It’s been a long day. You are tired, and burdened by your worries. On the trudge home you stumble into a travelling pop up bar, serving free drinks for solace and delicious favourites to soothe. Such places are designed to accommodate the weary wanderer, but perhaps more than a friendly ear is being offered? Mystic Pop-Up Bar will not only listen to your woes but enter your dreams to solve them too.
Weol-ju (Park Si-eun) is a hot-tempered woman who runs a pop-up bar along with her down to earth employee, Guibanjang (Choi Won-young). Both are able to enter the dreams of their clientele in order to solve their life-damaging ‘grudges’.
Yet the deadline to clear 100,000 grudges (due to an initially unspecified crime Weol-ju committed 500 years ago) is fast approaching and they need help, lest Weol-ju be cast into a torturous hell with no chance of reincarnation.
In stumbles Han Kang-bae (Yook Sung-jae), a young supermarket worker cursed with an unwanted power: anyone he touches will immediately spill out all their deepest fears and vendettas. Persuaded to help by Weol-ju’s insistent promise that she can ‘cure’ him, the trio work hard to help those in need.
Mystic Pop-Up Bar tends to the slice of life problems that weigh us all down whilst doing so within an overarching plot that incorporates dramatically jiggled versions of Korean folklore.
In doing so it bears many similarities with the superb Uncanny Counter, insofar as both deal with disruptive demons and officious heavens.
Uncanny Counter leaned on Buffy The Vampire Slayer stylings to storm forward, whereas Mystic Pop-Up Bar is more Midnight Diner: enriched by individual one off stories.

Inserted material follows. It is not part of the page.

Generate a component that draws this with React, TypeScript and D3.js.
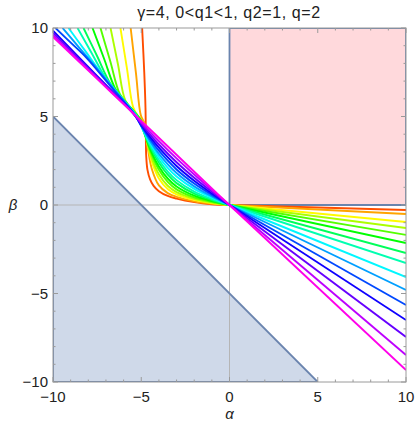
import React from "react";
import * as d3 from "d3";

const W = 415;
const H = 426;

const xTicksMajor = [-10, -5, 0, 5, 10];
const yTicksMajor = [-10, -5, 0, 5, 10];
const minorTicks = [-9, -8, -7, -6, -4, -3, -2, -1, 1, 2, 3, 4, 6, 7, 8, 9];
const tickLabels = ["−10", "−5", "0", "5", "10"];

// Hue (degrees) of each curve, q1 from small to large
const hues = [18, 38.5, 59, 79.5, 100, 120.5, 141, 161.5, 182, 202.5, 223, 243.5, 264, 284.5, 305];

// beta at alpha = 10 of each straight right-hand branch
const rightBetaAt10 = [-0.28, -0.51, -0.96, -1.3, -1.69, -2.15, -2.71, -3.28, -4.07, -4.8, -5.65, -6.5, -7.46, -8.47, -9.32];

// left-hand branches (alpha, beta), from the origin outwards
const c0: [number, number][] = [[0, 0], [-1, 0.045], [-2, 0.16], [-3, 0.36], [-3.5, 0.51], [-4, 0.78], [-4.3, 1.08], [-4.5, 1.45], [-4.65, 2.0], [-4.72, 2.8], [-4.74, 4.0], [-4.76, 5.5], [-4.83, 7.5], [-4.95, 10]];
const c1: [number, number][] = [[0, 0], [-1, 0.067], [-2, 0.204], [-3, 0.461], [-3.5, 0.674], [-4, 1.106], [-4.4, 2.039], [-4.6, 3.027], [-4.7, 3.754], [-4.785, 4.546], [-5.02, 5.05], [-5.3, 7.45], [-5.6, 10]];
const c2: [number, number][] = [[0, 0], [-1, 0.111], [-2, 0.287], [-3, 0.601], [-3.5, 0.901], [-4, 1.494], [-4.4, 2.451], [-4.65, 3.457], [-4.85, 4.608], [-5.15, 4.98], [-5.45, 5.5], [-5.815, 7.75], [-6.18, 10]];
const c3: [number, number][] = [[0, 0], [-1, 0.144], [-2, 0.352], [-3, 0.725], [-3.5, 1.087], [-4, 1.737], [-4.4, 2.638], [-4.7, 3.669], [-4.915, 4.669], [-5.4, 5.278], [-5.9, 5.905], [-6.32, 7.95], [-6.74, 10]];
const c4: [number, number][] = [[0, 0], [-1, 0.182], [-2, 0.431], [-3, 0.883], [-3.5, 1.306], [-4, 1.989], [-4.4, 2.827], [-4.75, 3.859], [-4.98, 4.731], [-5.6, 5.498], [-6.2, 6.24], [-6.755, 8.12], [-7.31, 10]];
const c5: [number, number][] = [[0, 0], [-1, 0.227], [-2, 0.524], [-3, 1.045], [-3.5, 1.497], [-4, 2.177], [-4.4, 2.95], [-4.8, 3.993], [-5.045, 4.793], [-5.75, 5.663], [-6.45, 6.528], [-7.105, 8.264], [-7.76, 10]];
const c6: [number, number][] = [[0, 0], [-1, 0.282], [-2, 0.641], [-3, 1.236], [-3.5, 1.715], [-4, 2.384], [-4.4, 3.096], [-4.85, 4.129], [-5.11, 4.855], [-5.93, 5.859], [-6.75, 6.863], [-7.51, 8.431], [-8.27, 10]];
const c7: [number, number][] = [[0, 0], [-1, 0.338], [-2, 0.756], [-3, 1.405], [-3.5, 1.892], [-4, 2.539], [-4.4, 3.199], [-4.9, 4.235], [-5.175, 4.916], [-6.09, 6.036], [-7.0, 7.15], [-7.805, 8.575], [-8.61, 10]];
const c8: [number, number][] = [[0, 0], [-1, 0.415], [-2, 0.91], [-3, 1.612], [-3.5, 2.103], [-4, 2.721], [-4.5, 3.497], [-4.95, 4.347], [-5.24, 4.978], [-6.245, 6.208], [-7.25, 7.438], [-8.185, 8.719], [-9.12, 10]];
const c9: [number, number][] = [[0, 0], [-1, 0.487], [-2, 1.053], [-3, 1.804], [-4, 2.892], [-4.5, 3.607], [-5, 4.454], [-5.305, 5.04], [-6.45, 6.427], [-7.6, 7.82], [-8.53, 8.91], [-9.46, 10]];
const c10: [number, number][] = [[0, 0], [-1, 0.571], [-2, 1.212], [-3, 2.008], [-4, 3.066], [-4.5, 3.724], [-5, 4.478], [-5.37, 5.102], [-6.735, 6.708], [-8.1, 8.315], [-8.98, 9.158], [-9.86, 10]];
const c11: [number, number][] = [[0, 0], [-1, 0.654], [-2, 1.37], [-3, 2.206], [-4, 3.239], [-4.5, 3.846], [-5, 4.521], [-5.435, 5.163], [-7.7, 7.489], [-10, 9.85]];
const c12: [number, number][] = [[0, 0], [-1, 0.749], [-2, 1.541], [-3, 2.415], [-4, 3.417], [-4.5, 3.977], [-5, 4.58], [-5.5, 5.225], [-7.75, 7.473], [-10, 9.72]];
const c13: [number, number][] = [[0, 0], [-1, 0.848], [-2, 1.72], [-3, 2.632], [-4, 3.607], [-5, 4.658], [-5.565, 5.287], [-7.8, 7.46], [-10, 9.6]];
const c14: [number, number][] = [[0, 0], [-1, 0.935], [-2.5, 2.36], [-5, 4.75], [-7.5, 7.125], [-10, 9.5]];
const leftBranches = [c0, c1, c2, c3, c4, c5, c6, c7, c8, c9, c10, c11, c12, c13, c14];

// regions
const blueRegion: [number, number][] = [[-10, 5], [5, -10], [-10, -10]];
const pinkRegion: [number, number][] = [[0, 0], [10, 0], [10, 10], [0, 10]];

export default function App() {
  const x = d3.scaleLinear().domain([-10, 10]).range([53, 406]);
  const y = d3.scaleLinear().domain([-10, 10]).range([382, 28]);
  const left = x(-10), right = x(10), top = y(10), bottom = y(-10);

  const curve = d3
    .line<[number, number]>()
    .x((d) => x(d[0]))
    .y((d) => y(d[1]))
    .curve(d3.curveCatmullRom.alpha(0.5));
  const poly = d3
    .line<[number, number]>()
    .x((d) => x(d[0]))
    .y((d) => y(d[1]));

  const frameColor = "#9a9a9a";
  const edgeColor = "#6a84ae";
  const font = "'Liberation Sans', Arial, sans-serif";

  const ticks: React.ReactElement[] = [];
  xTicksMajor.forEach((t, i) => {
    ticks.push(<line key={"xb" + i} x1={x(t)} x2={x(t)} y1={bottom} y2={bottom - 5} stroke={frameColor} />);
    ticks.push(<line key={"xt" + i} x1={x(t)} x2={x(t)} y1={top} y2={top + 5} stroke={frameColor} />);
    ticks.push(<line key={"yl" + i} x1={left} x2={left + 5} y1={y(t)} y2={y(t)} stroke={frameColor} />);
    ticks.push(<line key={"yr" + i} x1={right} x2={right - 5} y1={y(t)} y2={y(t)} stroke={frameColor} />);
  });
  minorTicks.forEach((t, i) => {
    ticks.push(<line key={"mxb" + i} x1={x(t)} x2={x(t)} y1={bottom} y2={bottom - 2.5} stroke={frameColor} />);
    ticks.push(<line key={"mxt" + i} x1={x(t)} x2={x(t)} y1={top} y2={top + 2.5} stroke={frameColor} />);
    ticks.push(<line key={"myl" + i} x1={left} x2={left + 2.5} y1={y(t)} y2={y(t)} stroke={frameColor} />);
    ticks.push(<line key={"myr" + i} x1={right} x2={right - 2.5} y1={y(t)} y2={y(t)} stroke={frameColor} />);
  });

  return (
    <svg width={W} height={H} style={{ position: "absolute", left: 0, top: 0, background: "#fff" }} fontFamily={font}>
      <defs>
        <clipPath id="plotclip">
          <rect x={left} y={top} width={right - left} height={bottom - top} />
        </clipPath>
      </defs>
      <rect x={0} y={0} width={W} height={H} fill="#fff" />
      <g clipPath="url(#plotclip)">
        <path d={poly(pinkRegion)! + "Z"} fill="#ffd9dc" stroke="none" />
        <path d={poly(blueRegion)! + "Z"} fill="#cfd9e9" stroke="none" />
        {/* axes */}
        <line x1={x(0)} x2={x(0)} y1={top} y2={bottom} stroke="#b5b5b5" strokeWidth={1} />
        <line x1={left} x2={right} y1={y(0)} y2={y(0)} stroke="#b5b5b5" strokeWidth={1} />
        {/* region boundaries */}
        <path d={poly([[0, 10], [0, 0], [10, 0]])!} fill="none" stroke={edgeColor} strokeWidth={1.8} />
        <path d={poly([[0, 10], [10, 10], [10, 0]])!} fill="none" stroke={edgeColor} strokeWidth={1.8} />
        <path d={poly([[-10, 5], [5, -10]])!} fill="none" stroke={edgeColor} strokeWidth={1.8} />
        <path d={poly([[-10, 5], [-10, -10], [5, -10]])!} fill="none" stroke={edgeColor} strokeWidth={1.8} />
        {/* curves */}
        {leftBranches.map((pts, i) => {
          const col = d3.hsl(hues[i], 1, 0.5).toString();
          return (
            <g key={"c" + i}>
              <path d={curve(pts)!} fill="none" stroke={col} strokeWidth={1.9} strokeLinejoin="round" />
              <path d={poly([[0, 0], [10, rightBetaAt10[i]]])!} fill="none" stroke={col} strokeWidth={1.9} />
            </g>
          );
        })}
      </g>
      {/* frame */}
      <rect x={left} y={top} width={right - left} height={bottom - top} fill="none" stroke={frameColor} strokeWidth={1} />
      {ticks}
      {/* tick labels */}
      {xTicksMajor.map((t, i) => (
        <text key={"xl" + i} x={x(t)} y={bottom + 20} textAnchor="middle" fontSize={15} fill="#222">
          {tickLabels[i]}
        </text>
      ))}
      {yTicksMajor.map((t, i) => (
        <text key={"yl" + i} x={left - 5} y={y(t) + 5} textAnchor="end" fontSize={15} fill="#222">
          {tickLabels[i]}
        </text>
      ))}
      <text x={x(0)} y={419} textAnchor="middle" fontSize={15} fontStyle="italic" fill="#222">α</text>
      <text x={13} y={y(0) + 5} textAnchor="middle" fontSize={15} fontStyle="italic" fill="#222">β</text>
      <text x={229} y={18} textAnchor="middle" fontSize={16} letterSpacing={0.6} fill="#222">γ=4, 0&lt;q1&lt;1, q2=1, q=2</text>
    </svg>
  );
}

Yet, a note of caution. This is a classic homegrown Korean show that happens to have gotten a Netflix distribution, rather than made with Netflix in mind. It is 12 hour-long episodes (which is actually shorter than the standard 16) and blends comedy and drama in that peculiar way endemic to Korean programming, where ‘amusing’ sound effects and clanging bell ‘this is funny!’ direction can quickly try your patience.
This is especially true in the earlier episodes when the character work needed for such comedy to land has yet to be done; thankfully such an approach is dialled down as the series progresses.

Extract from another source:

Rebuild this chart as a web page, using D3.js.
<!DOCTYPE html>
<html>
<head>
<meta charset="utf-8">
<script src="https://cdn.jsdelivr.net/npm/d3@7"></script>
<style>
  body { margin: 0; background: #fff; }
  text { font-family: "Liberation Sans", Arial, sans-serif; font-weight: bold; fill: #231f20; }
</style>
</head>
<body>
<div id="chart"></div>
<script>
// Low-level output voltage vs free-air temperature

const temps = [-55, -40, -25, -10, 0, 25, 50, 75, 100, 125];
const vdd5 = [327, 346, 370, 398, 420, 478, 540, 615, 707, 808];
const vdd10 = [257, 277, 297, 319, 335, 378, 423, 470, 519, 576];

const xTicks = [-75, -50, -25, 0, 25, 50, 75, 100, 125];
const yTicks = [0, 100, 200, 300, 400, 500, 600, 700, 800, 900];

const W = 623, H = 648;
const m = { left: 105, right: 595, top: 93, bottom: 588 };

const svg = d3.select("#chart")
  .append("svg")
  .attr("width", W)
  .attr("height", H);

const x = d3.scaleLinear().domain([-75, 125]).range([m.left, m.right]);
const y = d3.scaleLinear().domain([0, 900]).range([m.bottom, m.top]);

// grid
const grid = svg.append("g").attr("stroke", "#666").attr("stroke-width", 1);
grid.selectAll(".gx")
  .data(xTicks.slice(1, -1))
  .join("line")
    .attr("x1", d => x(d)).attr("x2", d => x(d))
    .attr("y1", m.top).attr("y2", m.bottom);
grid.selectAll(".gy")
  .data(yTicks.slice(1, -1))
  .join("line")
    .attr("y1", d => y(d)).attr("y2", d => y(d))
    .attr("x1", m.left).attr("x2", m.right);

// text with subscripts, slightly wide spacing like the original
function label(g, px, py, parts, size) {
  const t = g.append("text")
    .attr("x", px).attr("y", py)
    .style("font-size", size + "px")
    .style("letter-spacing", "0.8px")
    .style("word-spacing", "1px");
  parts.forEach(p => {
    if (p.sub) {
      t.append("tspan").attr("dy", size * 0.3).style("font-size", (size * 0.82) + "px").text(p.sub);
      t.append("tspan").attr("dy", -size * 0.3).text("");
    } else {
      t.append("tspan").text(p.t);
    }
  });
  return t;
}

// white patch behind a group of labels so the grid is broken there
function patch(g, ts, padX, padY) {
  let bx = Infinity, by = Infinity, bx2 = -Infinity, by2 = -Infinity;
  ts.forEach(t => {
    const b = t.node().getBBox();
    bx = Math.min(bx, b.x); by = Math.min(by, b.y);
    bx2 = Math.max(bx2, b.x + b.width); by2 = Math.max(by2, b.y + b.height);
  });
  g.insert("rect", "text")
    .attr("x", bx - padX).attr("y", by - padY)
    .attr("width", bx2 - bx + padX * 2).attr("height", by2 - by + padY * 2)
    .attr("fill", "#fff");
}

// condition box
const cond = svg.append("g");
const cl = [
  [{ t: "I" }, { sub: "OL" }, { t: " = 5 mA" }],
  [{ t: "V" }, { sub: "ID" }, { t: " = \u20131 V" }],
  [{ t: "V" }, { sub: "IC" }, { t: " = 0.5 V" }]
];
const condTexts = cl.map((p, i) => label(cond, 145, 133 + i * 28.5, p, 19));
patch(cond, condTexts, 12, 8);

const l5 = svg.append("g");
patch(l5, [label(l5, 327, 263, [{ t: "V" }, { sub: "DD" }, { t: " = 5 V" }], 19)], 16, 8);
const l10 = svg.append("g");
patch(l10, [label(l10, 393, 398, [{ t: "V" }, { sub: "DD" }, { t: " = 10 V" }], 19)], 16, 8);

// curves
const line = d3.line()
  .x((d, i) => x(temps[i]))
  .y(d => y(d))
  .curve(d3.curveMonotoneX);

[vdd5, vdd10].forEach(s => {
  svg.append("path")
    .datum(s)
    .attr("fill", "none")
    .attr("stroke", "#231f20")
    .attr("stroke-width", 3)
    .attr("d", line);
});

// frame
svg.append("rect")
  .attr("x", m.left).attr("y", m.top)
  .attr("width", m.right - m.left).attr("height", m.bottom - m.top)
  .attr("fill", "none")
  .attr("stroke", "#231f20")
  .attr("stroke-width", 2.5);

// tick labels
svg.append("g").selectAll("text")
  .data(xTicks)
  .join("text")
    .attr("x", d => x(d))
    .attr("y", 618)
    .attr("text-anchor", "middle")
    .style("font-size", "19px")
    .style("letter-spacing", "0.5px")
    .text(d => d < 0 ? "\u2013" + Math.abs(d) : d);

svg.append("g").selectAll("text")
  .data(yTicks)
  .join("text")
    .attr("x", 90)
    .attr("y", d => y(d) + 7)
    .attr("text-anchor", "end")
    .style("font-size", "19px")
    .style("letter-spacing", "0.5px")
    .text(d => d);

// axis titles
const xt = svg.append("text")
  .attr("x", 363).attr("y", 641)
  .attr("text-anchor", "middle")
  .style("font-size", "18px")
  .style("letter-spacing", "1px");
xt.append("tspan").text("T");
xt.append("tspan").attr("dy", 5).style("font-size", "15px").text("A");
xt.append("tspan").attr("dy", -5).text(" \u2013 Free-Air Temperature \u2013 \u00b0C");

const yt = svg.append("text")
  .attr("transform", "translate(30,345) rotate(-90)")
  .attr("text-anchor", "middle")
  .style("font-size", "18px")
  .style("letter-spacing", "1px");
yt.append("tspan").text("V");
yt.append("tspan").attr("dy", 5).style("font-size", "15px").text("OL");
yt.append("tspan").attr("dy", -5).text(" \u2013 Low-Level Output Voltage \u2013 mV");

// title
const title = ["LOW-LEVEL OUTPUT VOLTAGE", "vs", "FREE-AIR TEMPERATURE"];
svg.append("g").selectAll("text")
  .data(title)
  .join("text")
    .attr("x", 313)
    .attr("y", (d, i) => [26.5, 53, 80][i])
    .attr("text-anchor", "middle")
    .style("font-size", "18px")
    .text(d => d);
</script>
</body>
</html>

Is Mystic Pop-Up Bar Worth Watching?
Mystic Pop-Up Bar starts spottily but improves as the central dynamic between the three characters takes shape.
Weol-ju, when she isn’t delivering cliched ‘fiery woman’ burns, has a plot and performance that is aching with the full 500 years of her regret.
Similarly, Guibanjang’s somewhat cheeky loyalty is a wonderful element that only deepens as his own plotline is uncovered.
Choi Won-young is the standout draw as his experienced delivery toes the line between drama and comedy much better than silly squeaks and cartoonish eye blinks ever could.
The weak third wheel is Kang-bae, who plays a popped out of the mould ‘cute’ boy. Sung-jae is best when dealing serving up empathy and kindness, but he is undermined by the show’s editing, which holds back showing the heartbreak he has had to deal with due to his curse until late in the series.
In Uncanny Counter So-Mun’s daily struggle was evident with his physical disability; Kang-bae is too happy-go-lucky to buy his pain. His falling in love plotline, therefore, makes for a light-hearted reprieve rather than a success of character, which is a shame because Kang Yeo-rin (Jung Da-eun, the object of his affections) is an impressive hard nut with a collection of excellent jackets and a much better character arc, even if it is slow to develop.
In a show where there are heaven-sent rules and regulations about reincarnation, Mystic Pop-Up Bar flirts with being too melodramatic, but earns your heart and tears by the strength of eventual camaraderie and some truly wonderful episodic grudges; such as a respectful and emotional storyline about a man with Alzheimer’s mourning the loss of his mother; a fantasy romance author who dies before finishing her novel; a woman searching for her lost son kidnapped 15 years ago; and a couple unable to conceive.
Despite a rocky start and some irritating habits (that, to be fair, appear to be a cultural method used in some Korean shows like The Sound of Magic), Mystic Pop-Up Bar is worth stepping into and unburdening yourself with.
As the final secrets are revealed and both heaven and hell are challenged, it’s a welcome bowl of udon noodles slid across the bar into your cold and grateful hands.